Written task — Retype the data that follows line by line, exactly, and leave its pictures out.

Supplied material —
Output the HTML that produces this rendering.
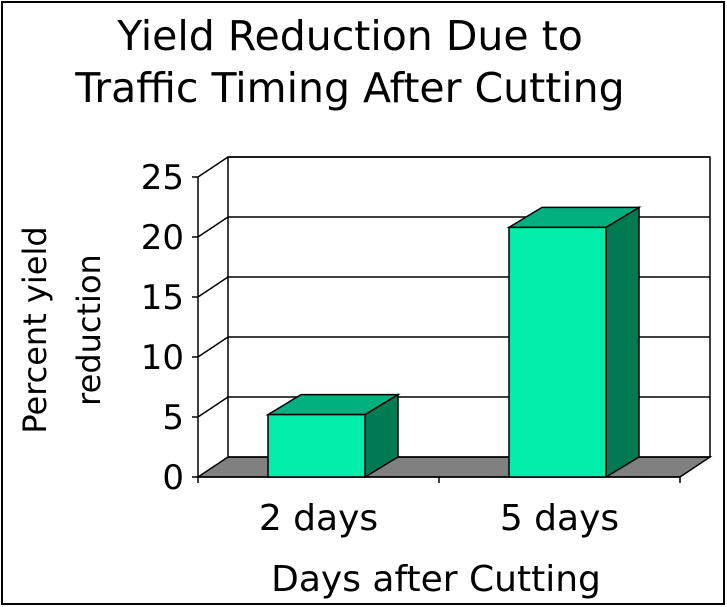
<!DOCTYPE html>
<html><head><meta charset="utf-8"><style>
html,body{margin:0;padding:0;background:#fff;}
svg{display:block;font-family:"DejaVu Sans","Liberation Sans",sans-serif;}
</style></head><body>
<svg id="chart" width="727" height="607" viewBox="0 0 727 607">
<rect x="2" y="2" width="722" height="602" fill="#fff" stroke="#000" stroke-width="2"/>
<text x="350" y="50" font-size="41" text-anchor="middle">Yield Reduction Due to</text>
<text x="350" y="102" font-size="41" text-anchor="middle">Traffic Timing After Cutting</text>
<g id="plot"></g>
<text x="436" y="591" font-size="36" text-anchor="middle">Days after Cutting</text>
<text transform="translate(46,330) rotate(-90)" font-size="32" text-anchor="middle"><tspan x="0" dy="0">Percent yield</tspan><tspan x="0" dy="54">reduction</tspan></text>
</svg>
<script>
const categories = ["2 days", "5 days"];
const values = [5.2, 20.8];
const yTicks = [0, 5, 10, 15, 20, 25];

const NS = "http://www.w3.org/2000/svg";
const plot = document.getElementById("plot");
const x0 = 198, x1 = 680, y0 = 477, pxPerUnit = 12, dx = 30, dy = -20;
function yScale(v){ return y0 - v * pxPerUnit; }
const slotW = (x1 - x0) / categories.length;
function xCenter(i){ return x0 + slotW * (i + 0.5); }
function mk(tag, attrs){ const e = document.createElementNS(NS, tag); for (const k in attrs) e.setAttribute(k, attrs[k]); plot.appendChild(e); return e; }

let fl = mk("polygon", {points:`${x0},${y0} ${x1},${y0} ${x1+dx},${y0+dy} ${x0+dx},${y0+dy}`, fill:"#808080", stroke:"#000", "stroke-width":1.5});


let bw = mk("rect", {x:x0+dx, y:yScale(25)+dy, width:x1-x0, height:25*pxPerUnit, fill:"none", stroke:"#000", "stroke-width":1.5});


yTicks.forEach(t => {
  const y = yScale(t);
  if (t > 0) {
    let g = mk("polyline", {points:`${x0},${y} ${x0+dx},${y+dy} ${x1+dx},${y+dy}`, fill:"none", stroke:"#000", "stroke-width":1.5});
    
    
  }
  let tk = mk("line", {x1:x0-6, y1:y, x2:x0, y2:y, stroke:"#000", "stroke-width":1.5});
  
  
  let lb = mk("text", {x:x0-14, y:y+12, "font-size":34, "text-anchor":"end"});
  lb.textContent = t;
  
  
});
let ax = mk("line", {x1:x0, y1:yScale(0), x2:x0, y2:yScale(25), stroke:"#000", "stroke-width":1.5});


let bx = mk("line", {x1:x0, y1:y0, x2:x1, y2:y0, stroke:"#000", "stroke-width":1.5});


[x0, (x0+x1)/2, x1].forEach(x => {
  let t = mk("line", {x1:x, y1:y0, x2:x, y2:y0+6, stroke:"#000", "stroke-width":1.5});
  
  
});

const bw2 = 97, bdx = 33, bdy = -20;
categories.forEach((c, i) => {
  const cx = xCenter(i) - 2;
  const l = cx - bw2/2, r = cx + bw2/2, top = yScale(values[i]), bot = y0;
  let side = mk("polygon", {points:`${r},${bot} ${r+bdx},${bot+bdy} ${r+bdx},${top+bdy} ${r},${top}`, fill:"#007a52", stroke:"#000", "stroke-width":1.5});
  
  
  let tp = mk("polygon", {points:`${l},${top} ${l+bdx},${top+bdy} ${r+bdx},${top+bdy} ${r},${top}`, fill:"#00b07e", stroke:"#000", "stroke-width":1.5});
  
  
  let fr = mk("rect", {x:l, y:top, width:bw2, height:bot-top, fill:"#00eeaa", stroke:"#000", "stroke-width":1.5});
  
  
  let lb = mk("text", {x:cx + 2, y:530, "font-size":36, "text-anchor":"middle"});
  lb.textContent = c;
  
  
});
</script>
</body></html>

Written response —
Output the HTML that produces this rendering.
<!DOCTYPE html>
<html><head><meta charset="utf-8"><style>
html,body{margin:0;padding:0;background:#fff;}
svg{display:block;font-family:"DejaVu Sans","Liberation Sans",sans-serif;}
</style></head><body>
<svg id="chart" width="727" height="607" viewBox="0 0 727 607">
<rect x="2" y="2" width="722" height="602" fill="#fff" stroke="#000" stroke-width="2"/>
<text x="350" y="50" font-size="41" text-anchor="middle">Yield Reduction Due to</text>
<text x="350" y="102" font-size="41" text-anchor="middle">Traffic Timing After Cutting</text>
<g id="plot"></g>
<text x="436" y="591" font-size="36" text-anchor="middle">Days after Cutting</text>
<text transform="translate(46,330) rotate(-90)" font-size="32" text-anchor="middle"><tspan x="0" dy="0">Percent yield</tspan><tspan x="0" dy="54">reduction</tspan></text>
</svg>
<script>
const categories = ["2 days", "5 days"];
const values = [5.2, 20.8];
const yTicks = [0, 5, 10, 15, 20, 25];

const NS = "http://www.w3.org/2000/svg";
const plot = document.getElementById("plot");
const x0 = 198, x1 = 680, y0 = 477, pxPerUnit = 12, dx = 30, dy = -20;
function yScale(v){ return y0 - v * pxPerUnit; }
const slotW = (x1 - x0) / categories.length;
function xCenter(i){ return x0 + slotW * (i + 0.5); }
function mk(tag, attrs){ const e = document.createElementNS(NS, tag); for (const k in attrs) e.setAttribute(k, attrs[k]); plot.appendChild(e); return e; }

let fl = mk("polygon", {points:`${x0},${y0} ${x1},${y0} ${x1+dx},${y0+dy} ${x0+dx},${y0+dy}`, fill:"#808080", stroke:"#000", "stroke-width":1.5});


let bw = mk("rect", {x:x0+dx, y:yScale(25)+dy, width:x1-x0, height:25*pxPerUnit, fill:"none", stroke:"#000", "stroke-width":1.5});


yTicks.forEach(t => {
  const y = yScale(t);
  if (t > 0) {
    let g = mk("polyline", {points:`${x0},${y} ${x0+dx},${y+dy} ${x1+dx},${y+dy}`, fill:"none", stroke:"#000", "stroke-width":1.5});
    
    
  }
  let tk = mk("line", {x1:x0-6, y1:y, x2:x0, y2:y, stroke:"#000", "stroke-width":1.5});
  
  
  let lb = mk("text", {x:x0-14, y:y+12, "font-size":34, "text-anchor":"end"});
  lb.textContent = t;
  
  
});
let ax = mk("line", {x1:x0, y1:yScale(0), x2:x0, y2:yScale(25), stroke:"#000", "stroke-width":1.5});


let bx = mk("line", {x1:x0, y1:y0, x2:x1, y2:y0, stroke:"#000", "stroke-width":1.5});


[x0, (x0+x1)/2, x1].forEach(x => {
  let t = mk("line", {x1:x, y1:y0, x2:x, y2:y0+6, stroke:"#000", "stroke-width":1.5});
  
  
});

const bw2 = 97, bdx = 33, bdy = -20;
categories.forEach((c, i) => {
  const cx = xCenter(i) - 2;
  const l = cx - bw2/2, r = cx + bw2/2, top = yScale(values[i]), bot = y0;
  let side = mk("polygon", {points:`${r},${bot} ${r+bdx},${bot+bdy} ${r+bdx},${top+bdy} ${r},${top}`, fill:"#007a52", stroke:"#000", "stroke-width":1.5});
  
  
  let tp = mk("polygon", {points:`${l},${top} ${l+bdx},${top+bdy} ${r+bdx},${top+bdy} ${r},${top}`, fill:"#00b07e", stroke:"#000", "stroke-width":1.5});
  
  
  let fr = mk("rect", {x:l, y:top, width:bw2, height:bot-top, fill:"#00eeaa", stroke:"#000", "stroke-width":1.5});
  
  
  let lb = mk("text", {x:cx + 2, y:530, "font-size":36, "text-anchor":"middle"});
  lb.textContent = c;
  
  
});
</script>
</body></html>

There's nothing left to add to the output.